Scottish schools broke up last Friday so we have just finished our first week of the holidays.
And what a week! What the children didn’t know is that we were keeping a big secret, which was that all 4 of their grandparents were coming to stay. Not in the cottage (no way would we have room) but in a holiday cottage a few yards away.
We have been real tourists. We’re been to John O’Groats, The Castle of Mey, a boat trip on Loch Ness and a distillery tour. Today we had a BBQ in the back garden for M, who is 7 today.
Unfortunately for me, M decided 5 am was a good time to start her birthday, and therefore also a good time for me too. There was a division of labour between hubby and me; he got the shopping list and I got the cooker, and then hubby’s dad came down to lend a hand with the meat (always handy to have a retired butcher in the family). We headed into the garden about 2 o’clock and have only been back inside for about half an hour. The kids still need a bath but we are waiting on one more visitor, M’s godmother, who has been at work today, and frankly M is so high from sugar and excitement I am wondering if her usual melatonin will actually work to help her off to sleep.

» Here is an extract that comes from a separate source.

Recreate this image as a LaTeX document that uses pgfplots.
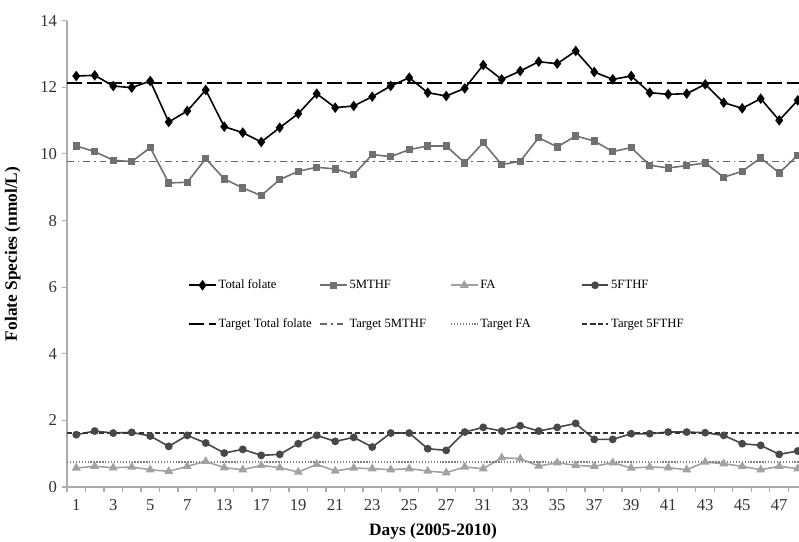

M was quite definite about what she would like for her birthday, and even wrote a neat list. She has a fairly narrow set of toys that she will play with, and we have learned that it can be a waste of money to buy her something radically different, so she was delighted with gifts and cards of the Hello Kitty, Sylvanian Families and Moshi Monster variety. I do think a lot of their value is their small size – they are easy toys to hold in the hand, and also to line up and categorize, something M often likes to do. If she is very calm she will act out scenes for the figures, and I often hear film scenarios or excerpts from TV shows in her play. If she is more anxious then the play becomes more of a mammoth tidying session, with everyone and everything being put into lines or into boxes. It’s part of her autistic nature to take comfort from this sorting, a calming tool, but I do like the fact that recently she has done less of it, I am assuming it is linked directly to stress, and now we seem to be managing her world better in terms of keeping the worst stress at bay, the less of this behaviour I see. Every aspect of M is a learning curve for me, and I hope that maybe one day I can work with other children on the autistic spectrum and help them with what I’ve learned.